TRANSPARENCIA: cualidad de transparente. Transparente: dícese de un cuerpo a través del cual pueden verse los objetos claramente. Estas dos definiciones, extraídas del diccionario, describen lo que es la transparencia, desde un punto de vista físico. Pero la transparencia tiene también su dimensión política, muy apreciada, al menos verbalmente, en los últimos años. De unos gobiernos que actuaban, a menudo, en el secretismo, ensanchando día a día la brecha que les separaba de los ciudadanos, hemos pasado a otros que han promulgado normativas sobre la transparencia. Y que han hecho de ella una bandera. Ocurrió en el Gobierno de España. Y ha ocurrido en la Generalitat de Catalunya, cuyos dirigentes se han ufanado, en distintas ocasiones, de tener en este terreno una legislación puntera, comparable con las mejores del continente europeo.
Estas decisiones en pro de la transparencia nos parecen más que acertadas. En definitiva, el gobierno no es sino un órgano dirigido temporalmente por unas formaciones y unos políticos determinados, que lógicamente aplicarán sus criterios, pero que deben hacerlo siempre con luz y taquígrafos. Entre otros motivos, porque la ciudadanía, a diferencia de los gobiernos, está siempre allí y, en toda circunstancia, es la razón última para que haya gobiernos; para que los gobiernos administren sus necesidades y el uso de los recursos colectivos, estableciendo un orden de prioridades.

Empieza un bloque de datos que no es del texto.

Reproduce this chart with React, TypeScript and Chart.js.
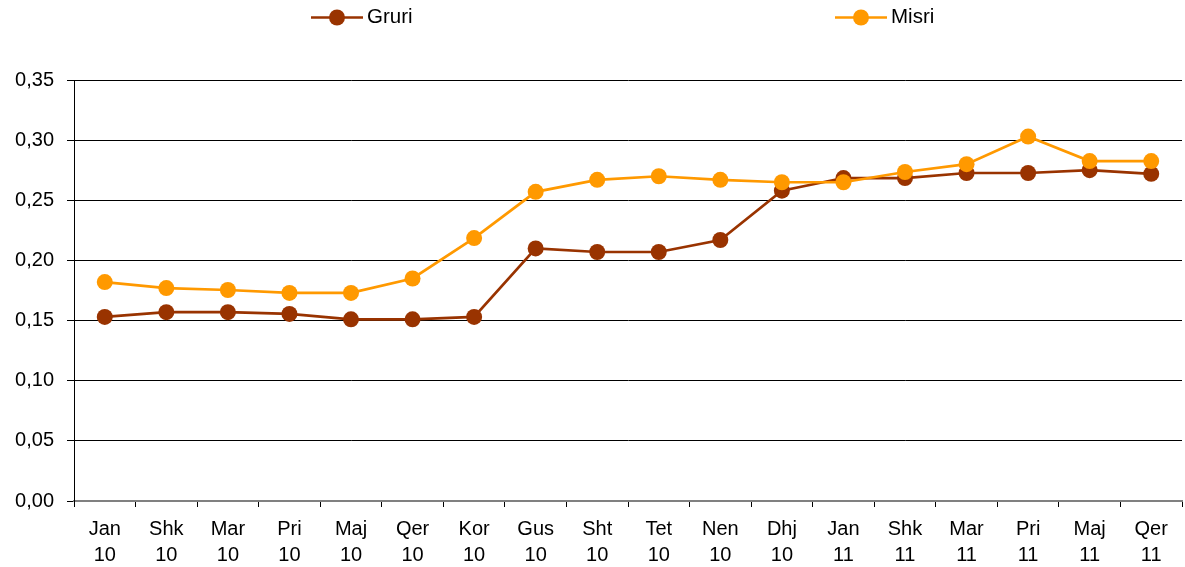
import React, { useEffect, useRef } from "react";
import { Chart, registerables } from "chart.js";

Chart.register(...registerables);

const months = ["Jan", "Shk", "Mar", "Pri", "Maj", "Qer", "Kor", "Gus", "Sht", "Tet", "Nen", "Dhj", "Jan", "Shk", "Mar", "Pri", "Maj", "Qer"];
const years = ["10", "10", "10", "10", "10", "10", "10", "10", "10", "10", "10", "10", "11", "11", "11", "11", "11", "11"];
const gruri = [0.153, 0.157, 0.157, 0.1555, 0.151, 0.151, 0.153, 0.21, 0.207, 0.207, 0.217, 0.258, 0.2685, 0.2685, 0.2727, 0.2727, 0.275, 0.272];
const misri = [0.182, 0.177, 0.1754, 0.173, 0.173, 0.185, 0.2186, 0.257, 0.267, 0.27, 0.267, 0.265, 0.265, 0.2735, 0.28, 0.303, 0.2826, 0.2826];
const seriesNames = ["Gruri", "Misri"];
const seriesColors = ["#993300", "#FF9900"];

const FONT = "'Liberation Sans', Arial, sans-serif";

const legendPlugin = {
  id: "customLegend",
  afterDraw(chart: any) {
    const ctx = chart.ctx;
    const positions = [311, 835];
    ctx.save();
    seriesNames.forEach((name, i) => {
      const x = positions[i];
      const y = 17.5;
      ctx.strokeStyle = seriesColors[i];
      ctx.lineWidth = 2.5;
      ctx.beginPath();
      ctx.moveTo(x, y);
      ctx.lineTo(x + 52, y);
      ctx.stroke();
      ctx.fillStyle = seriesColors[i];
      ctx.beginPath();
      ctx.arc(x + 26, y, 8, 0, Math.PI * 2);
      ctx.fill();
      ctx.fillStyle = "#000";
      ctx.font = `20.5px ${FONT}`;
      ctx.textBaseline = "middle";
      ctx.textAlign = "left";
      ctx.fillText(name, x + 56, y);
    });
    ctx.restore();
  },
};

export default function App() {
  const ref = useRef<HTMLCanvasElement>(null);
  useEffect(() => {
    if (!ref.current) return;
    const labels = months.map((m, i) => [m, years[i]]);
    const chart = new Chart(ref.current, {
      type: "line",
      data: {
        labels,
        datasets: [gruri, misri].map((d, i) => ({
          label: seriesNames[i],
          data: d,
          order: i === 0 ? 1 : 0,
          borderColor: seriesColors[i],
          backgroundColor: seriesColors[i],
          pointBackgroundColor: seriesColors[i],
          pointBorderColor: seriesColors[i],
          pointRadius: 8,
          pointBorderWidth: 0,
          borderWidth: 2.7,
          tension: 0,
          fill: false,
        })),
      },
      options: {
        animation: false,
        responsive: false,
        maintainAspectRatio: false,
        layout: { padding: { top: 80, right: 0, left: 0, bottom: 0 } },
        plugins: {
          legend: { display: false },
          tooltip: { enabled: false },
        },
        scales: {
          x: {
            offset: true,
            grid: {
              offset: true,
              drawOnChartArea: false,
              drawTicks: true,
              tickLength: 6,
              color: "#000",
            },
            border: { color: "#808080", width: 2 },
            ticks: {
              color: "#000",
              font: { family: FONT, size: 20, lineHeight: 1.3 },
              maxRotation: 0,
              autoSkip: false,
              padding: 9,
            },
            afterFit(scale: any) {
              scale.height = 66;
            },
          },
          y: {
            min: 0,
            max: 0.35,
            grid: {
              color: "#000",
              lineWidth: 1,
              drawTicks: true,
              tickLength: 7,
            },
            border: { color: "#000", width: 1 },
            ticks: {
              stepSize: 0.05,
              color: "#000",
              font: { family: FONT, size: 20 },
              padding: 13,
              callback: (v: any) => Number(v).toFixed(2).replace(".", ","),
            },
            afterFit(scale: any) {
              scale.width = 74;
            },
          },
        },
      },
      plugins: [legendPlugin],
    });
    return () => chart.destroy();
  }, []);
  return (
    <div style={{ position: "fixed", left: 0, top: 0, width: 1185, height: 567, background: "#fff", overflow: "hidden" }}>
      <canvas ref={ref} width={1190} height={567} style={{ display: "block" }} />
    </div>
  );
}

Este espíritu de la transparencia, tantas veces aireado, tantas veces presentado como un signo distintivo y digno de aplauso, no parece ser sin embargo de aplicación universal. Algunos ejemplos recientes así lo indican. En el ámbito catalán, y desde que se aprobó la ley de Transparencia en el 2014, se han registrado diversas críticas, según las cuales no siempre era fácil para los ciudadanos acceder a datos que obran en poder de la Administración, pero no son del dominio público. Y que, al ser solicitados, a veces no fueron facilitados. Siguiendo en el ámbito autonómico, aunque en otra dimensión, ha dado mucho que hablar en tiempos recientes el sigilo y la extrema discreción con los que se estaba preparando la ley de Transitoriedad Jurídica, instrumento legal indispensable para la hipotética desconexión de Catalunya respecto de España. No sólo se ha ocultado el redactado de esta normativa, de efectos tan relevantes, sino que diversas voces alineadas con Junts pel Sí incluso se han vanagloriado de la astucia que supondría mantener esta norma lejos de la mirada de sus supuestos rivales políticos y, de paso, del conjunto de la población.
A su vez, el Ayuntamiento de Barcelona, que tiene a gala sus políticas de transparencia y participación, admite estar preparando en secreto un plan para frenar la especulación inmobiliaria que aboca a la expulsión de los vecinos, debido a los llamados procesos de gentrificación. Está tan claro, en este caso, que el objetivo perseguido es razonable como que el procedimiento seguido para alcanzarlo choca con el principio de transparencia.
Los principios son indispensables en la vida en general, y en la política en particular. Pero no basta con tenerlos y glosarlos. Hay que aplicarlos. En toda circunstancia y sin excepciones. En caso contrario, dejan de serlo: minan sus fundamentos, pierden su valor, anulan sus expresiones previas. Si lo que se trama es positivo para todos los ciudadanos, ¿por qué ocultárselo?